* **Directions**
Your task is to reproduce, verbatim and without pictures, the lines from the opening of the listing through the line containing "const vs_ift = [81.0, 73.3, 74.3, 72.3, 87.7, 65.7, 80.0, 79.2];".

(Figure scripts)
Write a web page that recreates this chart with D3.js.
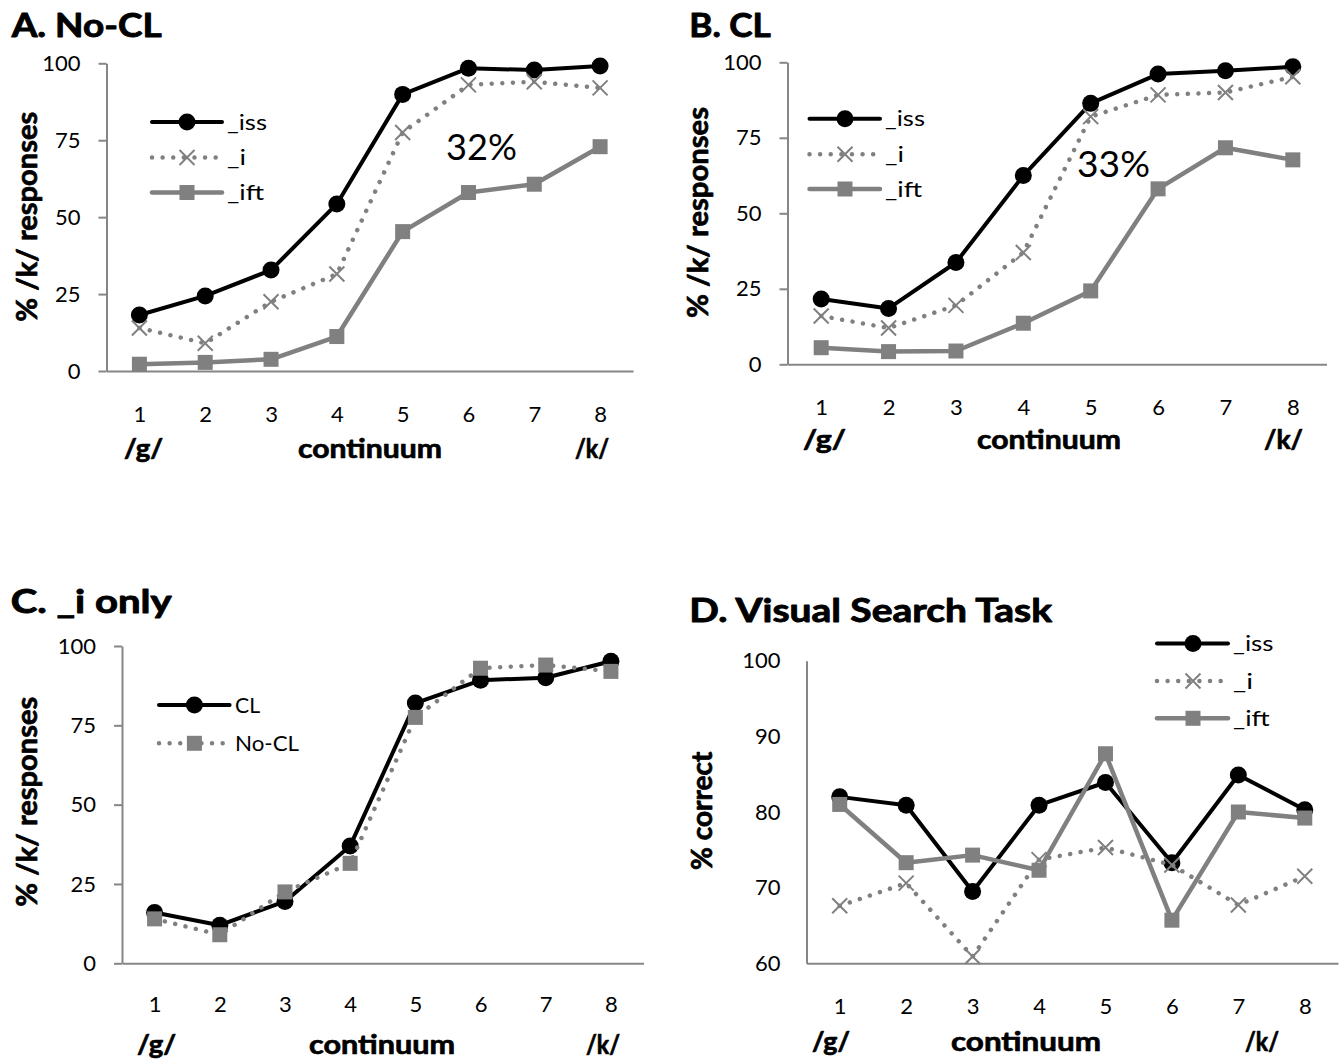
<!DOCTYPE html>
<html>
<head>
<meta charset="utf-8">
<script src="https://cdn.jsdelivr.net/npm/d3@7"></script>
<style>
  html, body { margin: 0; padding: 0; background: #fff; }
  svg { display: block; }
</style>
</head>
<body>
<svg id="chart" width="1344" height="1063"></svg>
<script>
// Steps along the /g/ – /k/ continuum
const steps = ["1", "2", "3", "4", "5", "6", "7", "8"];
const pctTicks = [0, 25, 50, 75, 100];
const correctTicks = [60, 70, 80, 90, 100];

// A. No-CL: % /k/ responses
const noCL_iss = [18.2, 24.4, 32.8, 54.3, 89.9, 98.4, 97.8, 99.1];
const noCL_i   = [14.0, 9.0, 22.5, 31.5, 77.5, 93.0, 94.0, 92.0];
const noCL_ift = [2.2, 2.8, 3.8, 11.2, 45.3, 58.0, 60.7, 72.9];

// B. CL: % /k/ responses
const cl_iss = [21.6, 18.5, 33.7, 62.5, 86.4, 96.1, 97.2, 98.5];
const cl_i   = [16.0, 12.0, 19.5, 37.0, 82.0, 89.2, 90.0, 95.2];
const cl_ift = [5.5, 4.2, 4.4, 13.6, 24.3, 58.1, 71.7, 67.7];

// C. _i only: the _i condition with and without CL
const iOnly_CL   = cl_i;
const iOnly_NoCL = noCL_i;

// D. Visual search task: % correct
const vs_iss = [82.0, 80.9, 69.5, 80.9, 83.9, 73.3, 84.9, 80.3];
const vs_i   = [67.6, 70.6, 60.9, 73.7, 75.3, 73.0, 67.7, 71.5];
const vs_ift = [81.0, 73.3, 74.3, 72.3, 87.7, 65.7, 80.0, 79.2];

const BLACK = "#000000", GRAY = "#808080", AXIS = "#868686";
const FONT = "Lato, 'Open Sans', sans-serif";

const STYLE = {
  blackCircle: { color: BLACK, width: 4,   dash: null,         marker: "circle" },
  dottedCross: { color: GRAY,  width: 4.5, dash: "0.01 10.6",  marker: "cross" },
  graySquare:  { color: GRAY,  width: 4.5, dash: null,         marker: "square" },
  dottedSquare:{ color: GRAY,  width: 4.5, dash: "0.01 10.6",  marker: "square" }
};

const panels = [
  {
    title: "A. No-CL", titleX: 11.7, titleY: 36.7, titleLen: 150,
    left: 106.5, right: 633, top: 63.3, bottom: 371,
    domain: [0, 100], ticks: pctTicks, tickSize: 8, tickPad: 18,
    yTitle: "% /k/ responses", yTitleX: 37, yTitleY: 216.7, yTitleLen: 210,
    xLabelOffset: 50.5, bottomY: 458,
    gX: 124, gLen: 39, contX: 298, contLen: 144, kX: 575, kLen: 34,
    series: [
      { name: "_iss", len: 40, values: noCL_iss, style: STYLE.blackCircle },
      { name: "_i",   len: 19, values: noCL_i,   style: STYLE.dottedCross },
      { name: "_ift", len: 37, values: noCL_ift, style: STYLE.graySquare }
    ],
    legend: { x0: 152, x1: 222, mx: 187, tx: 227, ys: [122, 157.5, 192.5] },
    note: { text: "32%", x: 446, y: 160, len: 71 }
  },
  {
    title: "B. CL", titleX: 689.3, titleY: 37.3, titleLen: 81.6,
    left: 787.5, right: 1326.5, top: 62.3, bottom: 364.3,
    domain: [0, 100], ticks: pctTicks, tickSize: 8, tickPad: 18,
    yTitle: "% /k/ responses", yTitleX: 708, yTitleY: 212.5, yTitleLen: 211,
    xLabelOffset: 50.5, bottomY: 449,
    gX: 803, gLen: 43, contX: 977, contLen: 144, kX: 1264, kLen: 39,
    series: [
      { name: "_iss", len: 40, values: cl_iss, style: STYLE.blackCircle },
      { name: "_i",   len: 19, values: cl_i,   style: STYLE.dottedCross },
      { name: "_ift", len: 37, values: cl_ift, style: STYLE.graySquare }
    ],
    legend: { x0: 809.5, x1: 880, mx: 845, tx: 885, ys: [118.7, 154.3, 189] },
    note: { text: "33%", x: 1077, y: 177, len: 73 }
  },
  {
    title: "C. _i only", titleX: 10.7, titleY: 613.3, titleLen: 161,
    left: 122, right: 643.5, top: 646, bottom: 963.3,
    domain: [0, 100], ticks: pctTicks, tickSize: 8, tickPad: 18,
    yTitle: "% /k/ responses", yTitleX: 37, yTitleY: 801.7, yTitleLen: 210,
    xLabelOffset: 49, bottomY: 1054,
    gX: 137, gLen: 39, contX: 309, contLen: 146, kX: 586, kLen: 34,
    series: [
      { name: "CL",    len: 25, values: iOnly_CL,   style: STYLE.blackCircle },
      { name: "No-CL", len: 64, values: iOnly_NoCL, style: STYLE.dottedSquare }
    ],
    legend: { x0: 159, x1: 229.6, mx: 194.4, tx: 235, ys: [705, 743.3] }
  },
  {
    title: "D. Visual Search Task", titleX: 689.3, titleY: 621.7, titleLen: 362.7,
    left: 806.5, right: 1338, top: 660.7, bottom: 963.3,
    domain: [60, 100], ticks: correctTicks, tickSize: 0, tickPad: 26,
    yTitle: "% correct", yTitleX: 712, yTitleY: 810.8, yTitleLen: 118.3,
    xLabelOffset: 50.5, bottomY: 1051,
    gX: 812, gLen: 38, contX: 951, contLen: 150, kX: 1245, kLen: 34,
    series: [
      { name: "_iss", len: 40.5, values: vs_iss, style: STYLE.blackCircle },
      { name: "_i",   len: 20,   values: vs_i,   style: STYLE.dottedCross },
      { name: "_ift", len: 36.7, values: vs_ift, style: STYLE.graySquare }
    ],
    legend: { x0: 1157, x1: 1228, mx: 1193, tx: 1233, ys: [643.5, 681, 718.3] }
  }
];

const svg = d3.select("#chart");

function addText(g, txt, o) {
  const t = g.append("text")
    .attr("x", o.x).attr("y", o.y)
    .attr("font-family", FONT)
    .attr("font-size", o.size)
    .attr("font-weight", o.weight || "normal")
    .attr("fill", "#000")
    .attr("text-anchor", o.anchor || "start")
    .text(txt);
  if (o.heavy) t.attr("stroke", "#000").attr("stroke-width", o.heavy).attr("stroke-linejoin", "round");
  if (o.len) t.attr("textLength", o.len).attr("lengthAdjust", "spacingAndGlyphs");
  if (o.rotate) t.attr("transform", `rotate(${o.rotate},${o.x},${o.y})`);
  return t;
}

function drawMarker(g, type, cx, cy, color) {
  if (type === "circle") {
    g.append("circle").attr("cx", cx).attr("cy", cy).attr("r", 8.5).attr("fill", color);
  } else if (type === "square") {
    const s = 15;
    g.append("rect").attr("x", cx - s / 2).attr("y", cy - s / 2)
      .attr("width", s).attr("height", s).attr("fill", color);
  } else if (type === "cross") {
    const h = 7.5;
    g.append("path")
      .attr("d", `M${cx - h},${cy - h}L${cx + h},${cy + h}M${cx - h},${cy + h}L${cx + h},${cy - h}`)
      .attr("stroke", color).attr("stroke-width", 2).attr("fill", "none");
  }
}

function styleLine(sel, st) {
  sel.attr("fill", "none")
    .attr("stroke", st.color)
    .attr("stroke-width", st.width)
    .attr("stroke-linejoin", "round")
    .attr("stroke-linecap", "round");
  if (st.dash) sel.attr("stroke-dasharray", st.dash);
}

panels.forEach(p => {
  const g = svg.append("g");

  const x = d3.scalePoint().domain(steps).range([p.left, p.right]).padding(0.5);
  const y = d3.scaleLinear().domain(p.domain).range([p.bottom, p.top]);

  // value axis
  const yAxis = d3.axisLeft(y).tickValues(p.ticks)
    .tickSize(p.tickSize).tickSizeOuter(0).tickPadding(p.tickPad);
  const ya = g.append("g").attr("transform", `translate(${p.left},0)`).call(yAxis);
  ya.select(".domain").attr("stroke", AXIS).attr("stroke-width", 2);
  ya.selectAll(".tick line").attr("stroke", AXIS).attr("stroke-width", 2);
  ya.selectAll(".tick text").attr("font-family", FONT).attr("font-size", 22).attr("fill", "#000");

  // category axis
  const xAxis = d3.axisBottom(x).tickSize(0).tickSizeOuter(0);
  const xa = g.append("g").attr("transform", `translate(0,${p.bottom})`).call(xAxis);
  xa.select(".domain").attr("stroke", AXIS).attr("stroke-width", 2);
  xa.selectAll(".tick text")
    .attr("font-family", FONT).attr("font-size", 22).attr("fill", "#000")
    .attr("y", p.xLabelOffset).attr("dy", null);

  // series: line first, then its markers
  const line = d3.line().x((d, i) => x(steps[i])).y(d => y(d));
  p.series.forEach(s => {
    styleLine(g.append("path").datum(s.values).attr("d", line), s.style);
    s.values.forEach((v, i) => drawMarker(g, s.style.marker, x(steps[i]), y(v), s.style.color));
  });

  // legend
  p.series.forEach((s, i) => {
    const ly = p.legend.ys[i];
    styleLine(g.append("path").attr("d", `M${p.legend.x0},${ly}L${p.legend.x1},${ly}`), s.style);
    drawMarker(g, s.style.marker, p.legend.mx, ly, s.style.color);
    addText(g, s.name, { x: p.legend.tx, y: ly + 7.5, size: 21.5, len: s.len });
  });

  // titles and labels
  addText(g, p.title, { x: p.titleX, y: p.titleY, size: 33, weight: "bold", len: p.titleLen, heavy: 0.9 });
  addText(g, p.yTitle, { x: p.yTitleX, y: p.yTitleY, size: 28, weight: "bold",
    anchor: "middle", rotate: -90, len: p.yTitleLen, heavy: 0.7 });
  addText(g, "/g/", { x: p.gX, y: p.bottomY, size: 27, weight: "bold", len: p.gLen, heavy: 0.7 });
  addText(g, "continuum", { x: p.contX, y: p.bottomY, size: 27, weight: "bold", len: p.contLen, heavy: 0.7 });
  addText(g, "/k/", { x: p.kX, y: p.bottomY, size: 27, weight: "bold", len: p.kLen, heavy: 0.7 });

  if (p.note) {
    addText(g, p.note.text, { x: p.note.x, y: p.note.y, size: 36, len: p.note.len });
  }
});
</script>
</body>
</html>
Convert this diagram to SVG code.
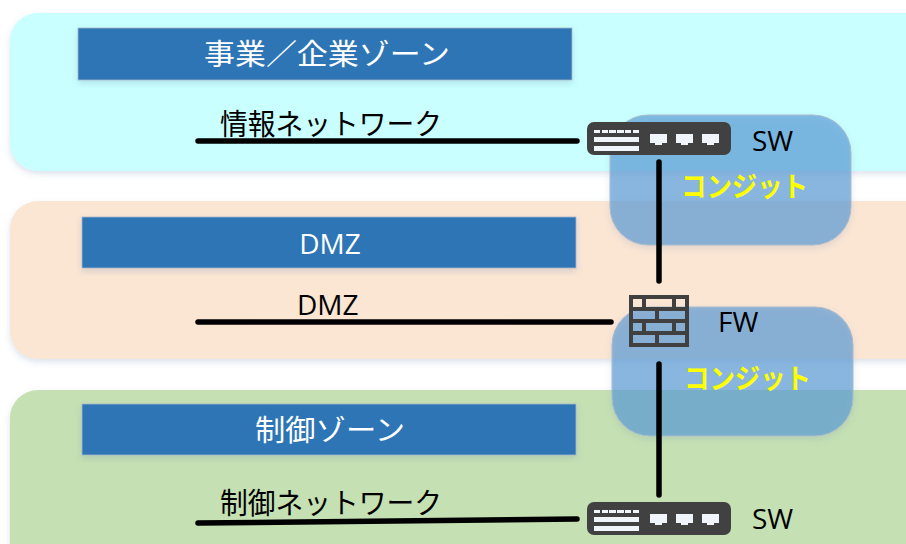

* **Correct output**
Write a web page that recreates this chart with D3.js.
<!DOCTYPE html>
<html>
<head>
<meta charset="utf-8">
<script src="https://cdn.jsdelivr.net/npm/d3@7"></script>
<style>
  html, body { margin: 0; padding: 0; background: #fff; }
  svg { display: block; }
</style>
</head>
<body>
<svg id="chart" width="1344" height="1063"></svg>
<script>
// Steps along the /g/ – /k/ continuum
const steps = ["1", "2", "3", "4", "5", "6", "7", "8"];
const pctTicks = [0, 25, 50, 75, 100];
const correctTicks = [60, 70, 80, 90, 100];

// A. No-CL: % /k/ responses
const noCL_iss = [18.2, 24.4, 32.8, 54.3, 89.9, 98.4, 97.8, 99.1];
const noCL_i   = [14.0, 9.0, 22.5, 31.5, 77.5, 93.0, 94.0, 92.0];
const noCL_ift = [2.2, 2.8, 3.8, 11.2, 45.3, 58.0, 60.7, 72.9];

// B. CL: % /k/ responses
const cl_iss = [21.6, 18.5, 33.7, 62.5, 86.4, 96.1, 97.2, 98.5];
const cl_i   = [16.0, 12.0, 19.5, 37.0, 82.0, 89.2, 90.0, 95.2];
const cl_ift = [5.5, 4.2, 4.4, 13.6, 24.3, 58.1, 71.7, 67.7];

// C. _i only: the _i condition with and without CL
const iOnly_CL   = cl_i;
const iOnly_NoCL = noCL_i;

// D. Visual search task: % correct
const vs_iss = [82.0, 80.9, 69.5, 80.9, 83.9, 73.3, 84.9, 80.3];
const vs_i   = [67.6, 70.6, 60.9, 73.7, 75.3, 73.0, 67.7, 71.5];
const vs_ift = [81.0, 73.3, 74.3, 72.3, 87.7, 65.7, 80.0, 79.2];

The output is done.